J'ai fait cinq ans de diction et trois ans de Théâtre à l'Académie d'Uccle. Ma maman travaillant dans le théâtre en tant que costumière, je l'accompagnais partout. Le monde du spectacle est un milieu dans lequel j'évolue depuis toujours. C'est donc tout naturellement que j'ai joué au théâtre. Mais je préfère le cinéma. Mon père étant photographe m'a souvent prise en photo. J'y ai pris goût. J'aime me dévoiler devant un objectif.

Michel Israël

 

"Avec le physique que j'ai, je n'ai pas vraiment de concurrence, nous confie en souriant sous ses moustaches Michel Israël. Dans ce film, je suis Monsieur Fourcade, un professeur de français.

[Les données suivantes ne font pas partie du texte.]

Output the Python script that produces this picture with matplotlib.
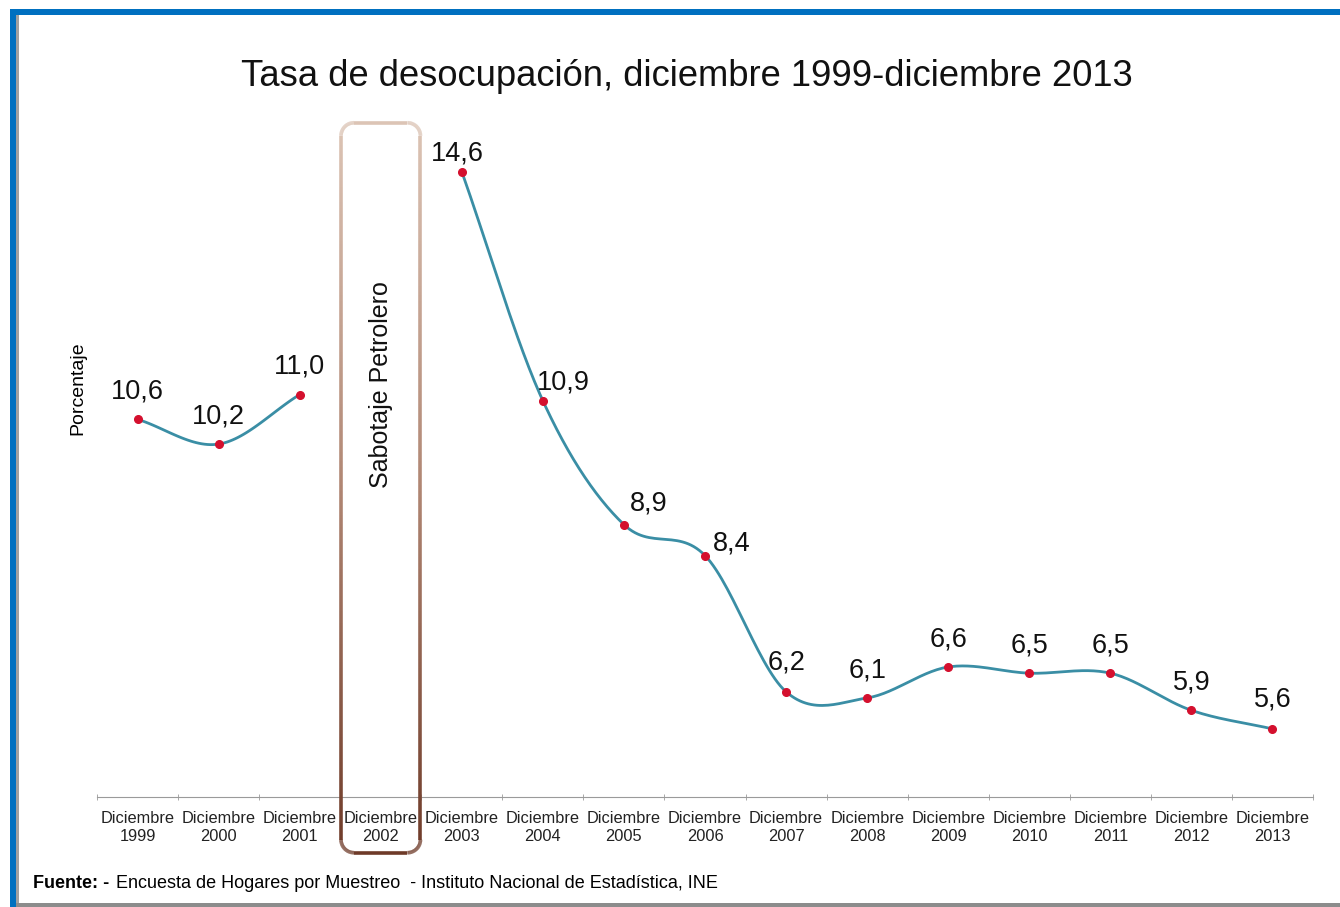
import numpy as np
import matplotlib
matplotlib.use("Agg")
import matplotlib.pyplot as plt
from matplotlib.collections import LineCollection
from matplotlib.colors import LinearSegmentedColormap
from matplotlib.transforms import IdentityTransform

plt.rcParams['font.family'] = ['Liberation Sans', 'DejaVu Sans']

# ------------------ DATOS ------------------
anios = ["1999", "2000", "2001", "2002", "2003", "2004", "2005", "2006",
         "2007", "2008", "2009", "2010", "2011", "2012", "2013"]
tasa = [10.6, 10.2, 11.0, None, 14.6, 10.9, 8.9, 8.4,
        6.2, 6.1, 6.6, 6.5, 6.5, 5.9, 5.6]
etiquetas = ["10,6", "10,2", "11,0", "", "14,6", "10,9", "8,9", "8,4",
             "6,2", "6,1", "6,6", "6,5", "6,5", "5,9", "5,6"]
# desplazamiento de las etiquetas (puntos)
dx_lab = [0, 0, 0, 0, -3, 15, 18, 19, 0, 0, 0, 0, 0, 0, 0]
dy_lab = [20, 20, 20, 0, 13, 13, 15, 9, 21, 20, 20, 20, 20, 20, 21]

W, H = 1340, 907
fig = plt.figure(figsize=(W / 100, H / 100), dpi=100)
ax = fig.add_axes([97 / W, 110 / H, (1313 - 97) / W, (822 - 110) / H])
ax.set_xlim(-0.5, 14.5)
ax.set_ylim(4.5, 16.0)

linea = "#3a8ea5"
rojo = "#d4102e"


# curva suavizada (Catmull-Rom) por tramos continuos
def suavizar(xs, ys, n=30):
    px = np.concatenate([[2 * xs[0] - xs[1]], xs, [2 * xs[-1] - xs[-2]]])
    py = np.concatenate([[2 * ys[0] - ys[1]], ys, [2 * ys[-1] - ys[-2]]])
    ox, oy = [], []
    for i in range(1, len(px) - 2):
        t = np.linspace(0, 1, n)
        for arr, out in ((px, ox), (py, oy)):
            p0, p1, p2, p3 = arr[i - 1], arr[i], arr[i + 1], arr[i + 2]
            out.extend(0.5 * ((2 * p1) + (-p0 + p2) * t +
                              (2 * p0 - 5 * p1 + 4 * p2 - p3) * t ** 2 +
                              (-p0 + 3 * p1 - 3 * p2 + p3) * t ** 3))
    return np.array(ox), np.array(oy)


tramo = []
for i, v in enumerate(tasa + [None]):
    if v is None:
        if len(tramo) > 1:
            xs = np.array([p[0] for p in tramo], float)
            ys = np.array([p[1] for p in tramo], float)
            sx, sy = suavizar(xs, ys)
            ax.plot(sx, sy, color=linea, lw=2.0, zorder=2)
        tramo = []
    else:
        tramo.append((i, v))

for i, v in enumerate(tasa):
    if v is None:
        continue
    ax.plot(i, v, "o", color=rojo, ms=5.5, zorder=3)
    ax.annotate(etiquetas[i], (i, v), xytext=(dx_lab[i], dy_lab[i]),
                textcoords="offset points", ha="center", va="center",
                fontsize=19.5, color="#111111")

# ejes
for s in ["top", "right", "left"]:
    ax.spines[s].set_visible(False)
ax.spines["bottom"].set_color("#9a9a9a")
ax.spines["bottom"].set_position(("data", 4.5))
ax.set_yticks([])
ax.set_xticks(range(len(anios)))
ax.set_xticklabels(["Diciembre\n" + a for a in anios], fontsize=11.8,
                   color="#222222", linespacing=1.3)
ax.tick_params(axis="x", which="major", length=0, pad=10)
ax.set_xticks(np.arange(-0.5, 15, 1), minor=True)
ax.tick_params(axis="x", which="minor", length=5, direction="inout",
               color="#9a9a9a")

fig.text(78 / W, 1 - 388 / H, "Porcentaje", rotation=90, ha="center",
         va="center", fontsize=14)
fig.text(687 / W, 1 - 76 / H, "Tasa de desocupación, diciembre 1999-diciembre 2013",
         ha="center", va="center", fontsize=26.2, color="#111111")

# recuadro "Sabotaje Petrolero" con borde degradado
x0, y0 = ax.transData.transform((2.51, 3.6))
x1, y1 = ax.transData.transform((3.49, 15.39))
r = 13
pts = []
for cx, cy, a0 in [(x1 - r, y1 - r, 0), (x0 + r, y1 - r, 90),
                   (x0 + r, y0 + r, 180), (x1 - r, y0 + r, 270)]:
    ang = np.radians(np.linspace(a0, a0 + 90, 20))
    pts.extend(zip(cx + r * np.cos(ang), cy + r * np.sin(ang)))
pts.append(pts[0])
pts = np.array(pts)
dens = []
for a, b in zip(pts[:-1], pts[1:]):
    k = max(2, int(np.hypot(*(b - a)) / 3))
    dens.extend(np.linspace(a, b, k, endpoint=False))
dens.append(pts[0])
dens = np.array(dens)
segs = np.stack([dens[:-1], dens[1:]], axis=1)
cmap = LinearSegmentedColormap.from_list("borde", ["#6e3a28", "#b08673", "#dcc4b5"])
ymid = (segs[:, 0, 1] + segs[:, 1, 1]) / 2
lc = LineCollection(segs, cmap=cmap, linewidths=2.6, transform=IdentityTransform())
lc.set_array((ymid - y0) / (y1 - y0))
lc.set_clim(0, 1)
fig.add_artist(lc)
fig.text(381 / W, 1 - 385 / H, "Sabotaje Petrolero", rotation=90, ha="center",
         va="center", fontsize=18, color="#111111")

# fuente
fig.text(33 / W, 1 - 884 / H, "Fuente: -", fontsize=13, fontweight="bold",
         ha="left", va="center")
fig.text(116 / W, 1 - 884 / H,
         "Encuesta de Hogares por Muestreo  - Instituto Nacional de Estadística, INE",
         fontsize=13, ha="left", va="center")

# marco
azul = "#0070c0"
fig.add_artist(plt.Rectangle((10 / W, 0), 6 / W, 1 - 9 / H, color=azul,
                             transform=fig.transFigure, lw=0))
fig.add_artist(plt.Rectangle((10 / W, 1 - 15 / H), 1 - 10 / W, 6 / H, color=azul,
                             transform=fig.transFigure, lw=0))
fig.add_artist(plt.Rectangle((16 / W, 0), 3 / W, 1 - 15 / H, color="#a0a0a0",
                             transform=fig.transFigure, lw=0))
fig.add_artist(plt.Rectangle((16 / W, 0), 1, 4 / H, color="#8c8c8c",
                             transform=fig.transFigure, lw=0))

fig.savefig("out.png", dpi=100)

C'est un personnage qui, à la lecture du scénario, m'est apparu intéressant mais surtout touchant. Lorsqu'il apprend que Max s'est enfui de chez lui, il commence par être contrarié, il fait la morale à ses autres élèves en leur expliquant que ce n'est pas vraiment une bonne idée. Mais quand il découvre que Max s'est mis dans un groupe de rock, au lieu de le punir, il va au concert avec ses élèves. C'est quelqu'un qui préfère favoriser la créativité, qui ne veut pas mettre les élèves dans un moule. Ce dont moi j'ai souffert à l'école, du fait que j'étais assez costaud. C'est un peu le prof idéal que j'ai eu la chance d'avoir à l'Athenée d'Ixelles. Il s'appelait Monsieur Collard. Il m'a fait aimer le français. Il était en compréhension directe avec les élèves plutôt qu'en conflit avec eux. Quand on donnait une mauvaise réponse il disait :" non, là, on vous a refilé un faux! Essayez de trouver le bon tuyau pour demain ". C'était un excellent professeur dont j'ai conservé le souvenir. 

Travailler avec Molinaro, est un plaisir. Il a un rapport exceptionnel de justesse. Ce qui m'a frappé, par exemple, c'est que lorsqu'il veut parler avec quelqu'un, que ce soit un technicien ou un comédien, il se lève et va vers lui pour lui parler. Du coup on se sent utile, on se sent responsable et on a envie de donner le meilleur de soi-même. Lorsqu'il installe la caméra, il combine ses mouvements afin de favoriser le jeu de l'acteur. La technique est au service du comédien et non l'inverse.
La plus belle aventure de ma vie a été Train de vie dont j'étais le co-producteur. Il y avait sept comédiens belges qui avaient des rôles importants. Il y a eu une sorte de miracle sur ce film où tout s'est bien passé. Pas la moindre agressivité, pas la moindre angoisse sur un tournage vachement difficile. Sept semaines en Roumanie avec des lieux de tournages éloignés des lieux d'hébergement (tous les jours on avait une à une heure et demie de trajet), plus le tournage de nuit mais sans qu'il y ait le moindre signe de lassitude. Il y avait une grande générosité sur le plateau. [dagger]'a été ce qu'on appelle un moment de grâce. Radu Mihaïleanu, le réalisateur, m'a dit, après le tournage : " Ma co-production avec la Belgique, c'est le plus beau cadeau qu'on m'ait offert."

Aurélien Ringelheim 

 

" Mon rôle est celui d'Hugo, l'ami de Max, nous précise Aurélien Ringelheim, les yeux pétillants mais la voix posée. Il lui révèle qu'Yvon n'est pas son vrai père et va l'encourager à fuguer. En ce moment, j'étudie au Conservatoire et je fais du doublage son pour les films. Il y a trois ans, j'ai fait un film, le Poids d'un secret. Si on veut devenir comédien aujourd'hui, il faut faire du cinéma et du théâtre, être polyvalent. Le théâtre, c'est un travail de longue haleine fait de répétitions pendant une longue période. Puis, il y a les représentations, le rapport avec le public. Il y a un échange entre les spectateurs et les comédiens. C'est totalement différent du cinéma où les prises sont brèves et on les recommence plusieurs fois et où tout se fait très vite."